Research in Motion said its third quarter sales and earnings will be lower than expected primarily due to "shifts in product launch dates" and a weak economy.
In a statement late Tuesday, RIM said that revenue for the third quarter will be $2.75 billion to $2.78 billion. The company had forecasted revenue of $2.95 billion to $3.1 billion. Earnings will be 81 cents a share to 83 cents a share, lower than the 89 cents a share to 97 cents a share RIM projected. Wall Street was expecting earnings of 90 cents a share on revenue of $2.94 billion. The earnings miss had been telegraphed for weeks.
RIM put a few hedges to make the miss sound better. For instance, RIM said that its revenue will still be up 65 percent from a year ago and a third of the sales problem was because of "the significant depreciation of the Canadian dollar relative to the U.S. dollar in the quarter." RIM, based in Ontario, used to benefit from the strong Loonie relative to the dollar. Simply put, RIM went for the brass ring in the third quarter and missed (much like it did in the second quarter).
The money quote is this:
The remaining difference is primarily due to lower than estimated unit shipments of existing products, which RIM believes is a reflection of general economic weakness in the United States and shifts in product launch dates within the quarter. Subject to final review, gross margin in the quarter is expected to be between 45-46 percent. The lower than expected gross margin is due primarily to product revenue mix and foreign exchange impacts within the quarter.
The key line is the one about key product line dates shifted. Translation: The Storm (review). Verizon Wireless and RIM botched the Storm launch and I'm still waiting for mine. In theory I should have received it already, but instead I get emails like this:
The Storm launched too late to seriously impact RIM's third quarter, but if Verizon would have gotten just a few of them in customers hands RIM had a shot to hit its numbers.
RIM said it will add 2.6 million BlackBerry accounts in the third quarter, down from 2.9 million projected. In the statement, Jim Balsillie, co-CEO at RIM, said the company is well positioned for the future and he was confident that the firm's portfolio was solid.
Generally speaking, analysts were expecting RIM to issue the profit warning. What was a bit worrisome is RIM's margin outlook, which surprised a few analysts. JMP Securities analyst Samuel Wilson sums up the consensus view:
We are clearly disappointed in the failure of RIM to make its estimates for the quarter. While the currency issues we can understand, the company did have trouble executing during the quarter. However, given the strength of Storm and Bold sales thus far, plus low valuation and expectations, we believe the stock is a compelling value here. Our channel checks continue to suggest that Storms and Bolds are selling briskly, with the Storm still sold out in most stores.
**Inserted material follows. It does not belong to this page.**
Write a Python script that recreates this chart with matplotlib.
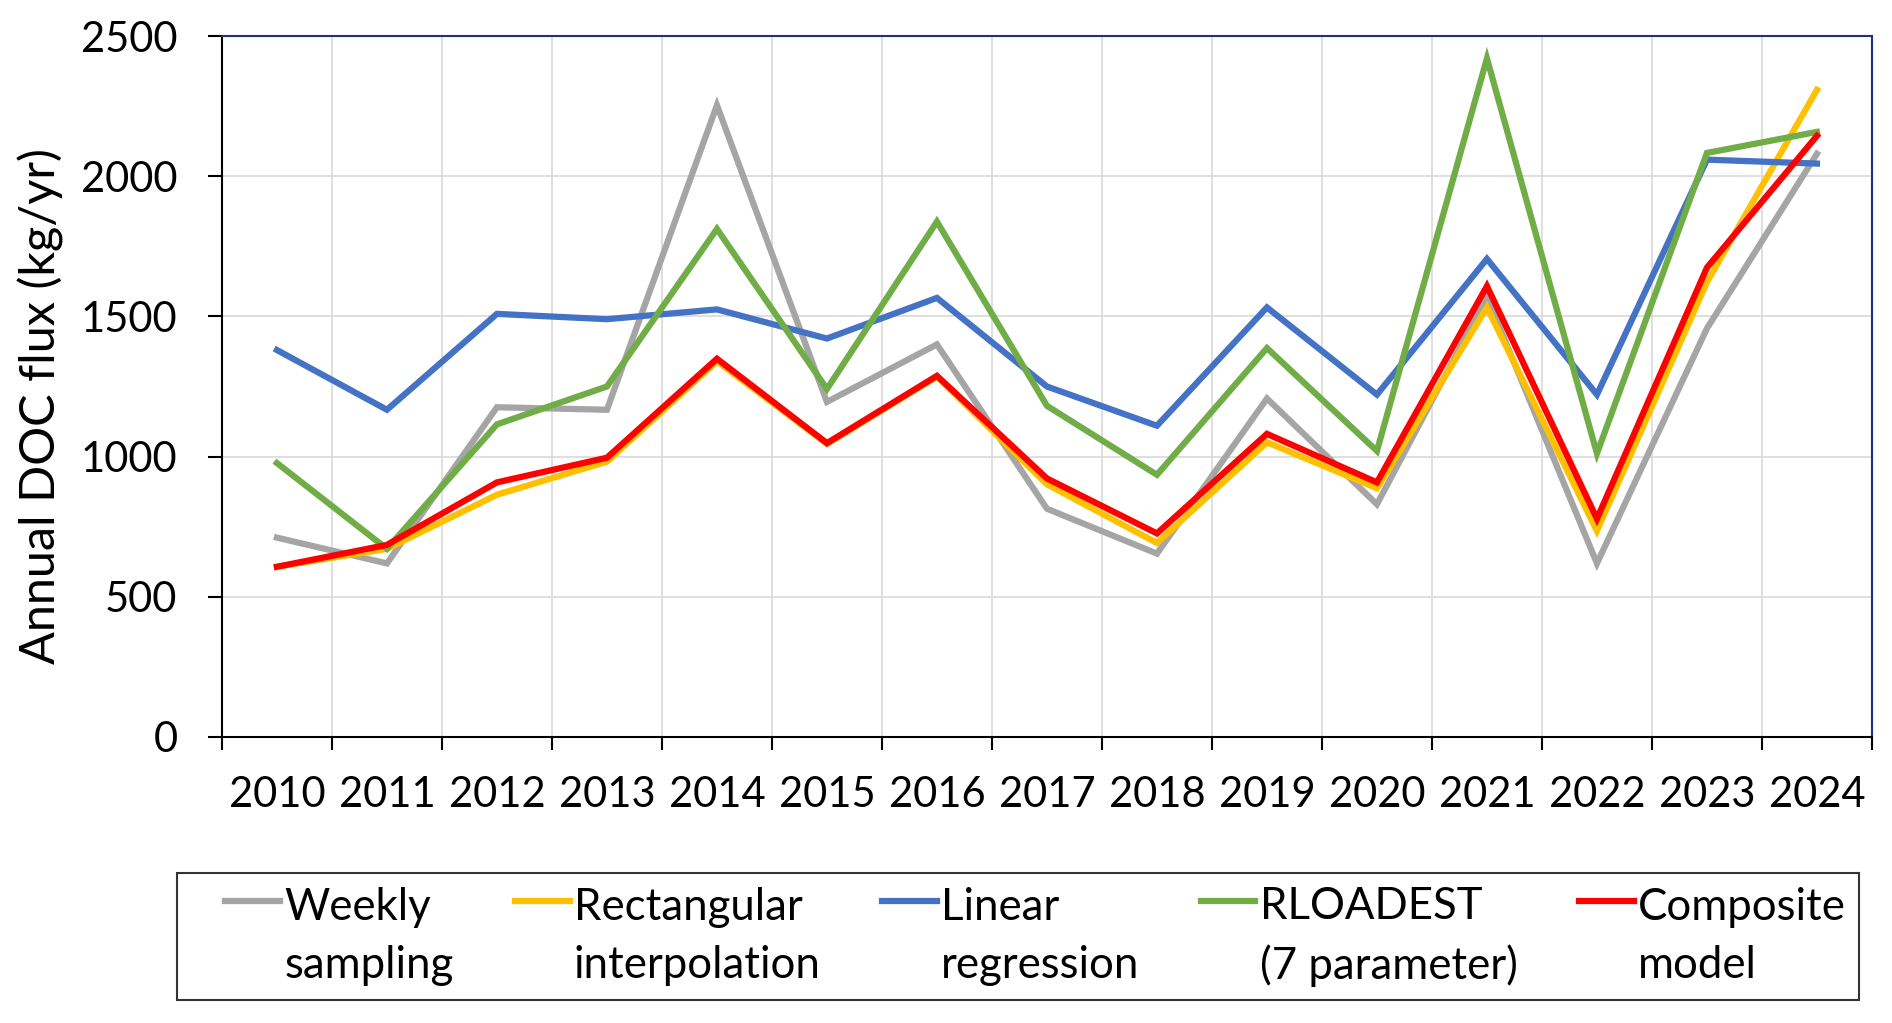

The big question for RIM now is whether the Storm and Bold--the company's two primary launches this quarter--will be able to sustain their early momentum.
UBS analyst Maynard Um noted:
RIM indicated daily net sub adds reached a record level on the day of the US Storm launch and record weekly net adds in the last week of the quarter, likely a result of pent-up demand. However, we are more concerned that demand could dissipate beyond the initial up-take, particularly in light of slowing global GDP.